Exercise objective: Repeat the data that follows, word for word, without the images.

Given entries:
:::::

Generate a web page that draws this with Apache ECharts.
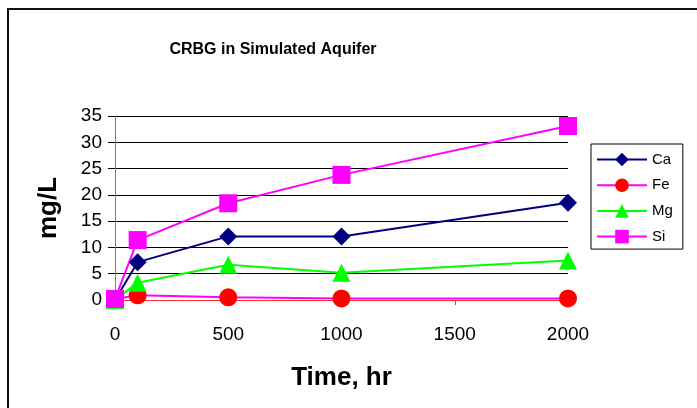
<!DOCTYPE html>
<html>
<head>
<meta charset="utf-8">
<script src="https://cdn.jsdelivr.net/npm/echarts@6/dist/echarts.min.js"></script>
<style>
html,body{margin:0;padding:0;background:#fff;}
#chart{width:697px;height:408px;}
</style>
</head>
<body>
<div id="chart"></div>
<script>
var times = [0, 100, 500, 1000, 2000];
var caValues = [0, 7.2, 12.1, 12.1, 18.5];
var feValues = [0.2, 0.9, 0.5, 0.3, 0.3];
var mgValues = [0, 3.3, 6.7, 5.2, 7.5];
var siValues = [0.2, 11.4, 18.4, 23.8, 33.1];
var xTicks = [0, 500, 1000, 1500, 2000];
var yTicks = [0, 5, 10, 15, 20, 25, 30, 35];

function pairs(vals) { return times.map(function (t, i) { return [t, vals[i]]; }); }

var FONT = '"Liberation Sans", Arial, sans-serif';
var chart = echarts.init(document.getElementById('chart'), null, {renderer: 'canvas'});

function mk(name, vals, symbol, lineColor, markColor, size) {
  return {
    name: name, type: 'line', data: pairs(vals),
    symbol: symbol, symbolSize: size, showAllSymbol: true,
    lineStyle: {color: lineColor, width: 2},
    itemStyle: {color: markColor, borderWidth: 0},
    emphasis: {disabled: true}, animation: false
  };
}

chart.setOption({
  animation: false,
  backgroundColor: '#fff',
  title: {
    text: 'CRBG in Simulated Aquifer', left: 268, top: 37, textAlign: 'center',
    textStyle: {fontFamily: FONT, fontSize: 16, fontWeight: 'bold', color: '#000'}
  },
  graphic: [{
    type: 'rect', shape: {x: 8, y: 9, width: 800, height: 500},
    style: {fill: 'none', stroke: '#111', lineWidth: 2}, silent: true
  }],
  legend: {
    left: 591, top: 144, orient: 'vertical',
    itemWidth: 50, itemHeight: 17, itemGap: 10.7,
    padding: [8, 10, 5, 5],
    borderColor: '#000', borderWidth: 1, backgroundColor: '#fff',
    textStyle: {fontFamily: FONT, fontSize: 15, color: '#000'},
    data: ['Ca', 'Fe', 'Mg', 'Si']
  },
  grid: {left: 115, right: 129, top: 116, bottom: 108, containLabel: false},
  xAxis: {
    type: 'value', min: xTicks[0], max: xTicks[xTicks.length - 1], interval: 500,
    name: 'Time, hr', nameLocation: 'middle', nameGap: 65,
    nameTextStyle: {fontFamily: FONT, fontSize: 26, fontWeight: 'bold', color: '#000'},
    axisLine: {lineStyle: {color: '#ff3030', width: 1}},
    axisTick: {show: true, inside: false, length: 5, lineStyle: {color: '#ff3030'}},
    axisLabel: {fontFamily: FONT, fontSize: 19, color: '#000', margin: 25,
      formatter: function (v) { return String(v); }},
    splitLine: {show: false}
  },
  yAxis: {
    type: 'value', min: yTicks[0], max: yTicks[yTicks.length - 1], interval: 5,
    name: 'mg/L', nameLocation: 'middle', nameGap: 53, nameRotate: 90,
    nameTextStyle: {fontFamily: FONT, fontSize: 26, fontWeight: 'bold', color: '#000'},
    axisLine: {show: true, lineStyle: {color: '#808080', width: 1}},
    axisTick: {show: true, inside: false, length: 7, lineStyle: {color: '#000'}},
    axisLabel: {fontFamily: FONT, fontSize: 19, color: '#000', margin: 13,
      formatter: function (v) { return String(v); }},
    splitLine: {show: true, lineStyle: {color: '#000', width: 1}}
  },
  series: [
    mk('Ca', caValues, 'diamond', '#000080', '#000080', 18),
    mk('Fe', feValues, 'circle', '#ff00ff', '#ff0000', 18),
    mk('Mg', mgValues, 'triangle', '#00ff00', '#00ff00', 18),
    mk('Si', siValues, 'rect', '#ff00ff', '#ff00ff', 18)
  ]
});
</script>
</body>
</html>
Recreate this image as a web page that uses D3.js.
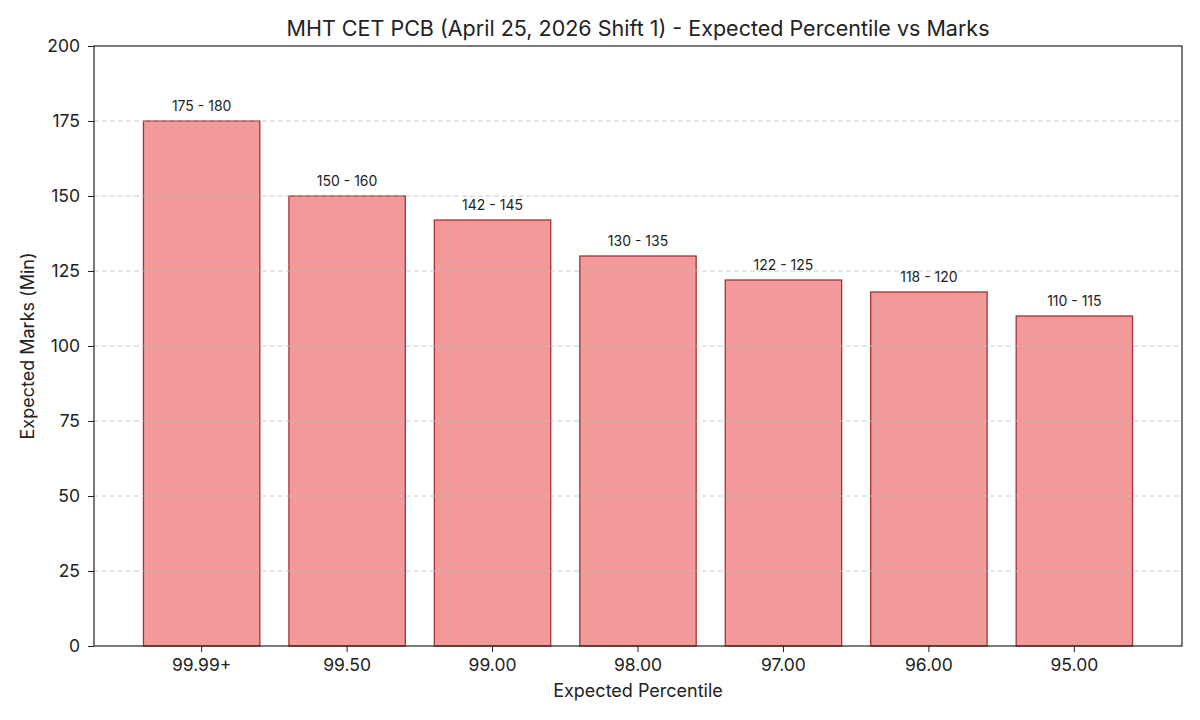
<!DOCTYPE html>
<html>
<head>
<meta charset="utf-8">
<script src="https://cdn.jsdelivr.net/npm/d3@7"></script>
<style>
    body { margin: 0; background: #fff; }
    svg text { font-family: Inter, "Open Sans", sans-serif; fill: #222; }
</style>
</head>
<body>
<div id="chart"></div>
<script>
// percentile categories and expected min marks
var percentiles = ["99.99+", "99.50", "99.00", "98.00", "97.00", "96.00", "95.00"];
var minMarks = [175, 150, 142, 130, 122, 118, 110];
var rangeLabels = ["175 - 180", "150 - 160", "142 - 145", "130 - 135", "122 - 125", "118 - 120", "110 - 115"];
var yTicks = [0, 25, 50, 75, 100, 125, 150, 175, 200];

var data = percentiles.map(function (p, i) {
    return { pct: p, marks: minMarks[i], label: rangeLabels[i] };
});

var margin = { left: 94, right: 18, top: 46, bottom: 74 };
var width = 1200 - margin.left - margin.right;
var height = 720 - margin.top - margin.bottom;

var svg = d3.select("#chart").append("svg")
    .attr("width", 1200)
    .attr("height", 720);

var g = svg.append("g")
    .attr("transform", "translate(" + margin.left + "," + margin.top + ")");

var x = d3.scaleBand()
    .domain(percentiles)
    .range([0, width])
    .paddingInner(0.2)
    .paddingOuter(0.34);

var y = d3.scaleLinear()
    .domain([0, 200])
    .range([height, 0]);

// bars
g.selectAll(".bar")
    .data(data)
    .enter()
    .append("rect")
    .attr("class", "bar")
    .attr("x", function (d) { return x(d.pct); })
    .attr("y", function (d) { return y(d.marks); })
    .attr("width", x.bandwidth())
    .attr("height", function (d) { return height - y(d.marks); })
    .attr("fill", "#f29a9a")
    .attr("stroke", "#a83232")
    .attr("stroke-width", 1.3);

// grid on top of bars
g.selectAll(".grid")
    .data(yTicks.filter(function (t) { return t > 0 && t < 200; }))
    .enter()
    .append("line")
    .attr("x1", 0)
    .attr("x2", width)
    .attr("y1", function (d) { return y(d); })
    .attr("y2", function (d) { return y(d); })
    .attr("stroke", "#bbbbbb")
    .attr("stroke-opacity", 0.75)
    .attr("stroke-dasharray", "5,3")
    .attr("stroke-width", 1);

// value labels
g.selectAll(".lbl")
    .data(data)
    .enter()
    .append("text")
    .attr("x", function (d) { return x(d.pct) + x.bandwidth() / 2; })
    .attr("y", function (d) { return y(d.marks) - 10; })
    .attr("text-anchor", "middle")
    .style("font-size", "14px")
    .text(function (d) { return d.label; });

// frame
g.append("rect")
    .attr("width", width)
    .attr("height", height)
    .attr("fill", "none")
    .attr("stroke", "#222")
    .attr("stroke-width", 1.2);

var xAxis = g.append("g")
    .attr("transform", "translate(0," + height + ")")
    .call(d3.axisBottom(x).tickSize(6).tickPadding(7));

var yAxis = g.append("g")
    .call(d3.axisLeft(y).tickValues(yTicks).tickSize(6).tickPadding(8));

[xAxis, yAxis].forEach(function (a) {
    a.select(".domain").remove();
    a.selectAll(".tick line").attr("stroke", "#222");
    a.selectAll(".tick text").style("font-size", "17.5px").attr("fill", "#222");
});

svg.append("text")
    .attr("x", margin.left + width / 2)
    .attr("y", 36)
    .attr("text-anchor", "middle")
    .style("font-size", "21.5px")
    .text("MHT CET PCB (April 25, 2026 Shift 1) - Expected Percentile vs Marks");

svg.append("text")
    .attr("x", margin.left + width / 2)
    .attr("y", 697)
    .attr("text-anchor", "middle")
    .style("font-size", "18px")
    .text("Expected Percentile");

svg.append("text")
    .attr("transform", "translate(34," + (margin.top + height / 2) + ") rotate(-90)")
    .attr("text-anchor", "middle")
    .style("font-size", "18px")
    .text("Expected Marks (Min)");
</script>
</body>
</html>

:::::

Task solution:
Generate a web page that draws this with Apache ECharts.
<!DOCTYPE html>
<html>
<head>
<meta charset="utf-8">
<script src="https://cdn.jsdelivr.net/npm/echarts@6/dist/echarts.min.js"></script>
<style>
html,body{margin:0;padding:0;background:#fff;}
#chart{width:697px;height:408px;}
</style>
</head>
<body>
<div id="chart"></div>
<script>
var times = [0, 100, 500, 1000, 2000];
var caValues = [0, 7.2, 12.1, 12.1, 18.5];
var feValues = [0.2, 0.9, 0.5, 0.3, 0.3];
var mgValues = [0, 3.3, 6.7, 5.2, 7.5];
var siValues = [0.2, 11.4, 18.4, 23.8, 33.1];
var xTicks = [0, 500, 1000, 1500, 2000];
var yTicks = [0, 5, 10, 15, 20, 25, 30, 35];

function pairs(vals) { return times.map(function (t, i) { return [t, vals[i]]; }); }

var FONT = '"Liberation Sans", Arial, sans-serif';
var chart = echarts.init(document.getElementById('chart'), null, {renderer: 'canvas'});

function mk(name, vals, symbol, lineColor, markColor, size) {
  return {
    name: name, type: 'line', data: pairs(vals),
    symbol: symbol, symbolSize: size, showAllSymbol: true,
    lineStyle: {color: lineColor, width: 2},
    itemStyle: {color: markColor, borderWidth: 0},
    emphasis: {disabled: true}, animation: false
  };
}

chart.setOption({
  animation: false,
  backgroundColor: '#fff',
  title: {
    text: 'CRBG in Simulated Aquifer', left: 268, top: 37, textAlign: 'center',
    textStyle: {fontFamily: FONT, fontSize: 16, fontWeight: 'bold', color: '#000'}
  },
  graphic: [{
    type: 'rect', shape: {x: 8, y: 9, width: 800, height: 500},
    style: {fill: 'none', stroke: '#111', lineWidth: 2}, silent: true
  }],
  legend: {
    left: 591, top: 144, orient: 'vertical',
    itemWidth: 50, itemHeight: 17, itemGap: 10.7,
    padding: [8, 10, 5, 5],
    borderColor: '#000', borderWidth: 1, backgroundColor: '#fff',
    textStyle: {fontFamily: FONT, fontSize: 15, color: '#000'},
    data: ['Ca', 'Fe', 'Mg', 'Si']
  },
  grid: {left: 115, right: 129, top: 116, bottom: 108, containLabel: false},
  xAxis: {
    type: 'value', min: xTicks[0], max: xTicks[xTicks.length - 1], interval: 500,
    name: 'Time, hr', nameLocation: 'middle', nameGap: 65,
    nameTextStyle: {fontFamily: FONT, fontSize: 26, fontWeight: 'bold', color: '#000'},
    axisLine: {lineStyle: {color: '#ff3030', width: 1}},
    axisTick: {show: true, inside: false, length: 5, lineStyle: {color: '#ff3030'}},
    axisLabel: {fontFamily: FONT, fontSize: 19, color: '#000', margin: 25,
      formatter: function (v) { return String(v); }},
    splitLine: {show: false}
  },
  yAxis: {
    type: 'value', min: yTicks[0], max: yTicks[yTicks.length - 1], interval: 5,
    name: 'mg/L', nameLocation: 'middle', nameGap: 53, nameRotate: 90,
    nameTextStyle: {fontFamily: FONT, fontSize: 26, fontWeight: 'bold', color: '#000'},
    axisLine: {show: true, lineStyle: {color: '#808080', width: 1}},
    axisTick: {show: true, inside: false, length: 7, lineStyle: {color: '#000'}},
    axisLabel: {fontFamily: FONT, fontSize: 19, color: '#000', margin: 13,
      formatter: function (v) { return String(v); }},
    splitLine: {show: true, lineStyle: {color: '#000', width: 1}}
  },
  series: [
    mk('Ca', caValues, 'diamond', '#000080', '#000080', 18),
    mk('Fe', feValues, 'circle', '#ff00ff', '#ff0000', 18),
    mk('Mg', mgValues, 'triangle', '#00ff00', '#00ff00', 18),
    mk('Si', siValues, 'rect', '#ff00ff', '#ff00ff', 18)
  ]
});
</script>
</body>
</html>
Recreate this image as a web page that uses D3.js.
<!DOCTYPE html>
<html>
<head>
<meta charset="utf-8">
<script src="https://cdn.jsdelivr.net/npm/d3@7"></script>
<style>
    body { margin: 0; background: #fff; }
    svg text { font-family: Inter, "Open Sans", sans-serif; fill: #222; }
</style>
</head>
<body>
<div id="chart"></div>
<script>
// percentile categories and expected min marks
var percentiles = ["99.99+", "99.50", "99.00", "98.00", "97.00", "96.00", "95.00"];
var minMarks = [175, 150, 142, 130, 122, 118, 110];
var rangeLabels = ["175 - 180", "150 - 160", "142 - 145", "130 - 135", "122 - 125", "118 - 120", "110 - 115"];
var yTicks = [0, 25, 50, 75, 100, 125, 150, 175, 200];

var data = percentiles.map(function (p, i) {
    return { pct: p, marks: minMarks[i], label: rangeLabels[i] };
});

var margin = { left: 94, right: 18, top: 46, bottom: 74 };
var width = 1200 - margin.left - margin.right;
var height = 720 - margin.top - margin.bottom;

var svg = d3.select("#chart").append("svg")
    .attr("width", 1200)
    .attr("height", 720);

var g = svg.append("g")
    .attr("transform", "translate(" + margin.left + "," + margin.top + ")");

var x = d3.scaleBand()
    .domain(percentiles)
    .range([0, width])
    .paddingInner(0.2)
    .paddingOuter(0.34);

var y = d3.scaleLinear()
    .domain([0, 200])
    .range([height, 0]);

// bars
g.selectAll(".bar")
    .data(data)
    .enter()
    .append("rect")
    .attr("class", "bar")
    .attr("x", function (d) { return x(d.pct); })
    .attr("y", function (d) { return y(d.marks); })
    .attr("width", x.bandwidth())
    .attr("height", function (d) { return height - y(d.marks); })
    .attr("fill", "#f29a9a")
    .attr("stroke", "#a83232")
    .attr("stroke-width", 1.3);

// grid on top of bars
g.selectAll(".grid")
    .data(yTicks.filter(function (t) { return t > 0 && t < 200; }))
    .enter()
    .append("line")
    .attr("x1", 0)
    .attr("x2", width)
    .attr("y1", function (d) { return y(d); })
    .attr("y2", function (d) { return y(d); })
    .attr("stroke", "#bbbbbb")
    .attr("stroke-opacity", 0.75)
    .attr("stroke-dasharray", "5,3")
    .attr("stroke-width", 1);

// value labels
g.selectAll(".lbl")
    .data(data)
    .enter()
    .append("text")
    .attr("x", function (d) { return x(d.pct) + x.bandwidth() / 2; })
    .attr("y", function (d) { return y(d.marks) - 10; })
    .attr("text-anchor", "middle")
    .style("font-size", "14px")
    .text(function (d) { return d.label; });

// frame
g.append("rect")
    .attr("width", width)
    .attr("height", height)
    .attr("fill", "none")
    .attr("stroke", "#222")
    .attr("stroke-width", 1.2);

var xAxis = g.append("g")
    .attr("transform", "translate(0," + height + ")")
    .call(d3.axisBottom(x).tickSize(6).tickPadding(7));

var yAxis = g.append("g")
    .call(d3.axisLeft(y).tickValues(yTicks).tickSize(6).tickPadding(8));

[xAxis, yAxis].forEach(function (a) {
    a.select(".domain").remove();
    a.selectAll(".tick line").attr("stroke", "#222");
    a.selectAll(".tick text").style("font-size", "17.5px").attr("fill", "#222");
});

svg.append("text")
    .attr("x", margin.left + width / 2)
    .attr("y", 36)
    .attr("text-anchor", "middle")
    .style("font-size", "21.5px")
    .text("MHT CET PCB (April 25, 2026 Shift 1) - Expected Percentile vs Marks");

svg.append("text")
    .attr("x", margin.left + width / 2)
    .attr("y", 697)
    .attr("text-anchor", "middle")
    .style("font-size", "18px")
    .text("Expected Percentile");

svg.append("text")
    .attr("transform", "translate(34," + (margin.top + height / 2) + ") rotate(-90)")
    .attr("text-anchor", "middle")
    .style("font-size", "18px")
    .text("Expected Marks (Min)");
</script>
</body>
</html>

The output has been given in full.